The architecture of early-life immunity
The architecture of early-life immunity
Pregnancy is a remarkable biological balancing act. During pregnancy, a mother’s immune system must protect both herself and her unborn child from infections while at the same time tolerating the developing fetus. When this balance is disturbed, complications such as preterm birth and fetal growth restriction can occur. These complications affect millions of pregnancies worldwide and can have lifelong consequences for children.
This thesis of Sharon Eskander explores how the immune system develops and functions before birth. By studying the fetal brain, the placenta, and fetal blood, it provides new insights into the complex interactions between maternal, placental, and fetal immunity.
One focus of this work was microglia, the immune cells of the developing brain. These cells play an important role in shaping brain development.

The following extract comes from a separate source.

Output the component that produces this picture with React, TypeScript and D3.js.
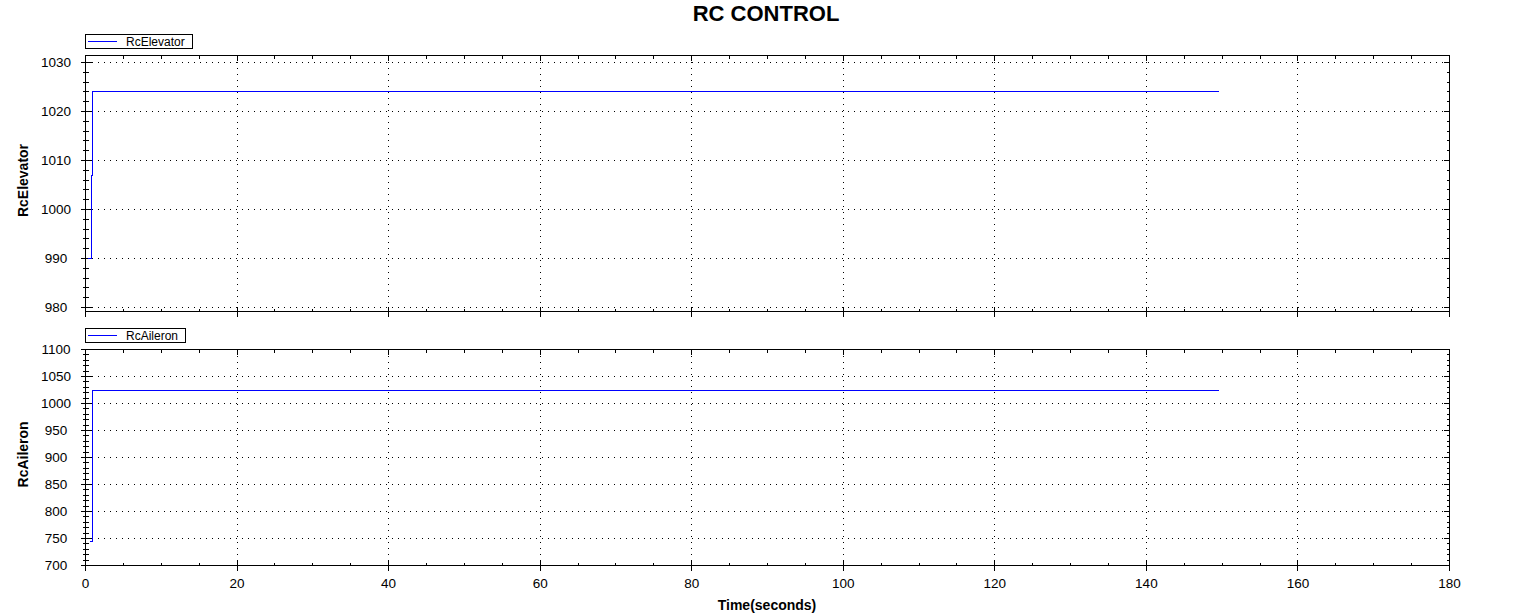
import React from "react";
import * as d3 from "d3";

// ---- data ----
const elevatorTime = [0.3, 0.8, 0.95, 149.6];
const elevatorValue = [990, 1007, 1024, 1024];
const aileronTime = [0.65, 0.88, 0.96, 149.6];
const aileronValue = [745, 884, 1024, 1024];

const xTicks = [0, 20, 40, 60, 80, 100, 120, 140, 160, 180];
const elevatorTicks = [980, 990, 1000, 1010, 1020, 1030];
const aileronTicks = [700, 750, 800, 850, 900, 950, 1000, 1050, 1100];

const W = 1534;
const H = 615;
const FONT = "'Liberation Sans', Arial, sans-serif";
const LINE = "#0000ff";

const x = d3.scaleLinear().domain([0, 180]).range([85.5, 1449.5]);

function textWidth(t: string, font: string) {
  const c = document.createElement("canvas").getContext("2d");
  if (!c) return t.length * 6.5;
  c.font = font;
  return c.measureText(t).width;
}

type PanelProps = {
  name: string;
  times: number[];
  values: number[];
  domain: [number, number];
  range: [number, number];
  majorTicks: number[];
  minorStep: number;
  labelY: number;
  legendTop: number;
};

function Panel(p: PanelProps) {
  const y = d3.scaleLinear().domain(p.domain).range(p.range);
  const top = p.range[1];
  const bottom = p.range[0];
  const left = x.range()[0];
  const right = x.range()[1];
  const pts = p.times.map((t, i) => [t, p.values[i]] as [number, number]);
  const line = d3
    .line<[number, number]>()
    .x((d) => x(d[0]))
    .y((d) => Math.round(y(d[1]) - 0.5) + 0.5)
    .curve(d3.curveStepAfter);

  const minorY: number[] = [];
  const lo = Math.ceil(p.domain[0] / p.minorStep) * p.minorStep;
  for (let v = lo; v <= p.domain[1] + 1e-9; v += p.minorStep) minorY.push(v);
  const minorX: number[] = [];
  for (let v = 0; v <= 180; v += 5) minorX.push(v);
  const ry = (v: number) => Math.round(y(v) - 0.5) + 0.5;
  const rx = (v: number) => Math.round(x(v) - 0.5) + 0.5;

  const legendFont = `12px ${FONT}`;
  const tw = textWidth(p.name, legendFont);
  const lt = p.legendTop;

  return (
    <g shapeRendering="crispEdges">
      {/* grid */}
      {xTicks.slice(1, -1).map((t) => (
        <line key={"gx" + t} x1={rx(t)} x2={rx(t)} y1={top} y2={bottom} stroke="#000" strokeDasharray="1 5" />
      ))}
      {p.majorTicks
        .filter((v) => ry(v) > top + 1 && ry(v) < bottom - 1)
        .map((v) => (
          <line key={"gy" + v} x1={left} x2={right} y1={ry(v)} y2={ry(v)} stroke="#000" strokeDasharray="1 5" />
        ))}
      {/* frame */}
      <rect x={left} y={top} width={right - left} height={bottom - top} fill="none" stroke="#000" />
      {/* left ticks */}
      {minorY.map((v) => (
        <line key={"lm" + v} x1={left - 2.5} x2={left + 3} y1={ry(v)} y2={ry(v)} stroke="#000" />
      ))}
      {p.majorTicks.map((v) => (
        <line key={"lM" + v} x1={left - 5} x2={left + 6} y1={ry(v)} y2={ry(v)} stroke="#000" />
      ))}
      {/* right ticks */}
      {minorY.map((v) => (
        <line key={"rm" + v} x1={right - 3} x2={right} y1={ry(v)} y2={ry(v)} stroke="#000" />
      ))}
      {p.majorTicks.map((v) => (
        <line key={"rM" + v} x1={right - 6} x2={right} y1={ry(v)} y2={ry(v)} stroke="#000" />
      ))}
      {/* top & bottom ticks */}
      {minorX.map((t) => (
        <g key={"xm" + t}>
          <line x1={rx(t)} x2={rx(t)} y1={top} y2={top + 3} stroke="#000" />
          <line x1={rx(t)} x2={rx(t)} y1={bottom - 3} y2={bottom} stroke="#000" />
        </g>
      ))}
      {xTicks.map((t) => (
        <g key={"xM" + t}>
          <line x1={rx(t)} x2={rx(t)} y1={top} y2={top + 5} stroke="#000" />
          <line x1={rx(t)} x2={rx(t)} y1={bottom - 5} y2={bottom + 5} stroke="#000" />
        </g>
      ))}
      {/* y tick labels */}
      <g shapeRendering="auto">
        {p.majorTicks.map((v) => (
          <text key={"yl" + v} x={56} y={y(v)} dy="0.36em" textAnchor="middle" fontSize={13.5} fontFamily={FONT} fill="#000">
            {v}
          </text>
        ))}
        <text
          transform={`translate(28,${p.labelY}) rotate(-90)`}
          textAnchor="middle"
          fontSize={14}
          fontWeight="bold"
          fontFamily={FONT}
          fill="#000"
        >
          {p.name}
        </text>
      </g>
      {/* data */}
      <path d={line(pts) || ""} fill="none" stroke={LINE} strokeWidth={1} />
      {/* legend */}
      <rect x={left} y={lt} width={tw + 48} height={14} fill="#fff" stroke="#000" />
      <line x1={left + 2.5} x2={left + 31.5} y1={lt + 7} y2={lt + 7} stroke={LINE} />
      <text x={left + 40.5} y={lt + 11.2} fontSize={12} fontFamily={FONT} fill="#000" shapeRendering="auto">
        {p.name}
      </text>
    </g>
  );
}

export default function App() {
  return (
    <svg width={W} height={H} style={{ position: "absolute", left: 0, top: 0, background: "#fff" }}>
      <rect x={0} y={0} width={W} height={H} fill="#fff" />
      <text x={766} y={21} textAnchor="middle" fontSize={22} fontWeight="bold" fontFamily={FONT} fill="#000">
        RC CONTROL
      </text>
      <Panel
        name="RcElevator"
        times={elevatorTime}
        values={elevatorValue}
        domain={[979.18, 1031.43]}
        range={[311.5, 55.5]}
        majorTicks={elevatorTicks}
        minorStep={2}
        labelY={180.5}
        legendTop={34.5}
      />
      <Panel
        name="RcAileron"
        times={aileronTime}
        values={aileronValue}
        domain={[700, 1100]}
        range={[565.5, 349.5]}
        majorTicks={aileronTicks}
        minorStep={10}
        labelY={454.4}
        legendTop={328.5}
      />
      {xTicks.map((t) => (
        <text key={"xl" + t} x={x(t)} y={588} textAnchor="middle" fontSize={13.5} fontFamily={FONT} fill="#000">
          {t}
        </text>
      ))}
      <text x={767} y={610} textAnchor="middle" fontSize={14} fontWeight="bold" fontFamily={FONT} fill="#000">
        Time(seconds)
      </text>
    </svg>
  );
}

The research shows that human microglia already acquire immune-sensing properties early in pregnancy, suggesting that the prenatal environment may influence brain development much earlier than previously thought.
The thesis also investigates placental macrophages, specialized immune cells that help maintain a healthy pregnancy. A new method was developed to isolate these cells while minimizing artificial changes caused by laboratory procedures, allowing researchers to study them more accurately.
Finally, advanced multi-omics technologies were used to investigate immune changes associated with preterm birth and fetal growth restriction. The results reveal distinct immune signatures for these complications and identify potential biomarkers that may help predict adverse pregnancy outcomes in the future.
Together, these findings improve our understanding of how the immune system shapes early life and may contribute to better diagnostic tools and interventions to improve the health of both mothers and children.